Diese kritische Ausgabe der biblischen Urtexte verlangt eine wahre Detektivarbeit von den Forschern. Mitunter winzige Papyrusfragmente werden Buchstabe für Buchstabe mit Mikro skopen und Speziallampen gelesen. Von Generation zu Generation wurden die Bibeltexte von Mönchen oder einfach von schriftkundigen Gläubigen immer wieder kopiert. Und das mit erstaunlicher Präzision, wie Aland anerkennen muss: „Es ist unfassbar, wie wenige Fehler sich eingeschlichen haben.“ Nur gut 30 Varianten, die die Bedeutung entscheidend verändern, zählen die Wissenschaftler – und das auf über 450 Seiten. Laut moderner Lutherbibel lobpreisen die Engel etwa in der Weihnachtsgeschichte „Ehre sei Gott in der Höhe und Friede auf der Erde bei den Menschen seines Wohlgefallens.“ Der Reformator selbst hatte in seiner Übersetzung noch geschrieben: „... und Friede auf Erden und den Menschen ein Wohlgefallen.“ Gilt die Weihnachtsbotschaft also allen Menschen oder nur denen, die Gott wohlgefallen? „‘Des Wohlgefallens‘ müsste es eigentlich heißen“, klärt die Professorin auf, was für eine Allgemeingültigkeit des Friedenswunsches spricht.

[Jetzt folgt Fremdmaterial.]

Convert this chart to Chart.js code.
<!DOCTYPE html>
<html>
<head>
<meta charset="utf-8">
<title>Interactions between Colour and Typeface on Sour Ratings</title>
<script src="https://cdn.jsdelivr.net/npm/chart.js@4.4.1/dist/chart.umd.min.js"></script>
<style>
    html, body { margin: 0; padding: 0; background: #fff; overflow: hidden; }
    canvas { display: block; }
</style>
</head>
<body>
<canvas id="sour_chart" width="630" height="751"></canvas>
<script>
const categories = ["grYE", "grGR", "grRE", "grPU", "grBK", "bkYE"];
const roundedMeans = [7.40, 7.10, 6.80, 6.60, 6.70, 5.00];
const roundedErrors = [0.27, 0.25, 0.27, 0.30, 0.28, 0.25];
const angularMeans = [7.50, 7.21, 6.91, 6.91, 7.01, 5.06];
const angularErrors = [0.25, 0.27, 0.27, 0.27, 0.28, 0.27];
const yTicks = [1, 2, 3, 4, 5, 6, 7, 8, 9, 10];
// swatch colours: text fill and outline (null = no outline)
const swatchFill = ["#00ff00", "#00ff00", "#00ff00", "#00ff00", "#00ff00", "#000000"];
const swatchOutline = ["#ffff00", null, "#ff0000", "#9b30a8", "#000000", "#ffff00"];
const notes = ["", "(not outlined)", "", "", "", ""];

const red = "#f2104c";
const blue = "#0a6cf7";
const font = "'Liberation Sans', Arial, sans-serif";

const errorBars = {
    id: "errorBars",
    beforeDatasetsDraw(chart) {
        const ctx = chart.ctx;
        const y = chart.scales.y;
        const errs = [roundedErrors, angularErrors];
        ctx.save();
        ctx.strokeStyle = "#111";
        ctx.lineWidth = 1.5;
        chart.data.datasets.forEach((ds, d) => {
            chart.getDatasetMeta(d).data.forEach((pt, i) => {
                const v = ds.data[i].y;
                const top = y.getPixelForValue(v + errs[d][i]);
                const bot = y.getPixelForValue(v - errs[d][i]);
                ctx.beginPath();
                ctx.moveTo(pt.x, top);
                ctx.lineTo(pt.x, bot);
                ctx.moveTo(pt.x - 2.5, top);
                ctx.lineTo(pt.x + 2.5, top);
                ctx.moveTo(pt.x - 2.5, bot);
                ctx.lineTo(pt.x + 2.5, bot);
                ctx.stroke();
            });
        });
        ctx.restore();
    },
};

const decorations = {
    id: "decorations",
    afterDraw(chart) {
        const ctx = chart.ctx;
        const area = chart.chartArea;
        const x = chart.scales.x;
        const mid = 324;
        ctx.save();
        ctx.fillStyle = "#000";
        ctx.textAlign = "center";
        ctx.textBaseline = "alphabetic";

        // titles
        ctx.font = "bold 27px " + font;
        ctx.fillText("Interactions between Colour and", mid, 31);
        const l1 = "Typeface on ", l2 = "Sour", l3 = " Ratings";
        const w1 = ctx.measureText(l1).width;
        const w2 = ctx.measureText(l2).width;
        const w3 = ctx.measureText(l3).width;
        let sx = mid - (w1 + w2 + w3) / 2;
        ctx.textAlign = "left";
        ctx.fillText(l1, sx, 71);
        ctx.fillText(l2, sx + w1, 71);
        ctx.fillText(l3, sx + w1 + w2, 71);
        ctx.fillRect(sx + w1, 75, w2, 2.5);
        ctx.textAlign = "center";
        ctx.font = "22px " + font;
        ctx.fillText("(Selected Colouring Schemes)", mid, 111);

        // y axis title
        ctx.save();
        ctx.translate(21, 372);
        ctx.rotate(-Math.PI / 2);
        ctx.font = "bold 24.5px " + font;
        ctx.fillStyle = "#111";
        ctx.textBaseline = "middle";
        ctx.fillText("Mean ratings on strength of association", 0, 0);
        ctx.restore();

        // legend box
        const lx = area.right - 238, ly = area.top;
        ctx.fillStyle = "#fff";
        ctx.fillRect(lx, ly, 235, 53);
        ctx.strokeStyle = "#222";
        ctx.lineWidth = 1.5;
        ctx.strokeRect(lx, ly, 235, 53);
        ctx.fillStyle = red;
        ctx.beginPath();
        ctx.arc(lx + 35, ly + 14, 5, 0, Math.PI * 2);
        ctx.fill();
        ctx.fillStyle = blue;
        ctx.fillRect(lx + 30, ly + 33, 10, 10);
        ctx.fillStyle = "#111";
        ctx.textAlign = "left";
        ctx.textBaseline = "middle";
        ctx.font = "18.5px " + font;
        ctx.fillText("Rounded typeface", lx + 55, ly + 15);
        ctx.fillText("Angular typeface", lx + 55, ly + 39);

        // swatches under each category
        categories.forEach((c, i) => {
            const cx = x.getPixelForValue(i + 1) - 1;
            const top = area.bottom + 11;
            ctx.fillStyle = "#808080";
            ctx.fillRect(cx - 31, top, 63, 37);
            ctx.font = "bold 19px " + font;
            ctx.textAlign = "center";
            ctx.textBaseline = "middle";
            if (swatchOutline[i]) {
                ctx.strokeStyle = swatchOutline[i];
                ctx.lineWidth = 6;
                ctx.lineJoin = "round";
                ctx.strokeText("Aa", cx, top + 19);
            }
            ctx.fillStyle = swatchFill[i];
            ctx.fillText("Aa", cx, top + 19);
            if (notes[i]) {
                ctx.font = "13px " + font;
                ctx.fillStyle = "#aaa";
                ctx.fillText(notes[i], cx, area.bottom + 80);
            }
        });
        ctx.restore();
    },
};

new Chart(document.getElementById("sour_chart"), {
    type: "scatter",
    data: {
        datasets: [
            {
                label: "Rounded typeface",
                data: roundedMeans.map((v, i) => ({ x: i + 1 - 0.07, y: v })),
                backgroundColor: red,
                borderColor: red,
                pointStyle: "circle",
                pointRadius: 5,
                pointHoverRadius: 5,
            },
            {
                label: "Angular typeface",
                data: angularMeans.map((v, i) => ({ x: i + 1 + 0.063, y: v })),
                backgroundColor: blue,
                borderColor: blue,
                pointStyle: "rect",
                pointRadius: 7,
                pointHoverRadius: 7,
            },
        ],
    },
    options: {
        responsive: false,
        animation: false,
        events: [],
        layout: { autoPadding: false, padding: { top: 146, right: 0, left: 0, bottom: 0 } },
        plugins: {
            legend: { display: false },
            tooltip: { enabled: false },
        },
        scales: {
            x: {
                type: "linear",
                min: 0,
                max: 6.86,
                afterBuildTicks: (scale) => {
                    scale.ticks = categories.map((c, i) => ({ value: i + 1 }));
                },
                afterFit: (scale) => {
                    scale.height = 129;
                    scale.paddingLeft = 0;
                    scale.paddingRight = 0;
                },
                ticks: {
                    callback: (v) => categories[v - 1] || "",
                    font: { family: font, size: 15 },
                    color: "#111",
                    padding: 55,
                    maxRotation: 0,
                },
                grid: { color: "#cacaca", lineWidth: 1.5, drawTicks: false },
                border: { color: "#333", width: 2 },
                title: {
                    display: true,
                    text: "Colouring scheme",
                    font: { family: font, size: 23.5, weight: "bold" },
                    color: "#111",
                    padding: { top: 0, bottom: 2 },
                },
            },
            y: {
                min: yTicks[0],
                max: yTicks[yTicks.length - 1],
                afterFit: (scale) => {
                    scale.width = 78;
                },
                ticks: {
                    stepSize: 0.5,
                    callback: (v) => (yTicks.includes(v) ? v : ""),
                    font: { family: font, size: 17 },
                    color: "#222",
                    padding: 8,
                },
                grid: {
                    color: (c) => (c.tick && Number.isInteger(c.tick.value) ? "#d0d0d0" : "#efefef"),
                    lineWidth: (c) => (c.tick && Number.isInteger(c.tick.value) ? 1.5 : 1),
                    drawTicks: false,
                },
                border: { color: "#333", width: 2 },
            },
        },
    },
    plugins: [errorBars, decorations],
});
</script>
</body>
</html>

Der Name Aland ist wie der seiner Vorgänger Erwin und Eberhard Nestle für alle evangelischen Theologiestudenten gleichbedeutend mit der wissenschaftlichen Ausgabe des griechischen Neuen Testaments. „Nestle-Aland“ wird das Standardwerk meist kurz genannt. Aus ihrer Sammeltätigkeit hat sich auch eine eindrucksvolle Bibliothek uralter Handschriften und Bibeln entwickelt, die in dem einzigartigen Bibelmuseum der Uni Münster zu besichtigen sind. “Jesus war cool, Moses auch“, steht in krakeliger Teenagerschrift im Gästebuch dieses Bibelmuseums. Anlässlich seines 25jährigen Bestehens ließ man sich durch diese launige Eintragung zur Sonderausstellung „Who‘s who in der Bibel“ mit bildlichen Darstellungen der Protagonisten des Neuen und Alten Testaments in historischen Bibeln anregen. Besonders reich illustriert wurde zu allen Zeiten das erste Buch Mose mit der Schöpfungsgeschichte und den Geschichten der Erzväter. Sehr schön ist eine Darstellung von Jakobs Linsengericht, mit dem er seinen Bruder Esau betrog. Die Darstellung aus der sogenannten Koberger-Bibel (Nürnberg 1483) ist – typisch für die Epoche – nicht in einer orientalischen Umgebung, sondern in einem herrlich ausgeschmückten spätmittelalterlichen deutschen Ambiente mit Stadtmauern und Burgfräulein angesiedelt. Um eine historisch halbwegs authentische Darstellung scherten sich die Bibel-Illustratoren meist nicht. Wichtiger war der missionarische Gedanke, die alten Geschichten einem zeitgenössischen, dem Lesen im allgemeinen und der lateinischen Sprache erst recht nicht mächtigen Publikum verständlich zu machen. Ganz ähnlich hielten es im übrigen auch die jüdischen Illustratoren dieser Zeit. In einer anderen Glasvitrine ist ein vom Berg Sinai hinabsteigender Moses zu sehen. Wer genauer hinschaut, erkennt, dass der Religionsstifter gehörnt ist – ein bis in die Neuzeit immer wieder vorkommendes Motiv, dessen bekanntestes Vorbild Michelangelos Moses-Skulptur in Rom ist. „Das ist ein steingewordener Übersetzungsfehler, der endlos wiederholt wurde“, erläutert Michael Welte, wissenschaftlicher Mitarbeiter am INTF. Der frühchristliche Bibelübersetzer Hieronymus hatte im hebräischen Urtext die Wörter keren (gehörnt) und karan (glänzend) verwechselt und aus einem freudestrahlenden Moses im lateinischen einen gehörnten gemacht.

Die Ausstellung „Who‘s who in der Bibel“ ist bis zum 27. August im Bibelmuseum Münster, Georgskommende 7, zu sehen. Die Öffnungszeiten sind Mittwoch von 11 bis 13 Uhr, Donnerstag von 17 bis 19 Uhr und am ersten Samstag im Monat von 10 bis 13 Uhr, oder nach Vereinbarung.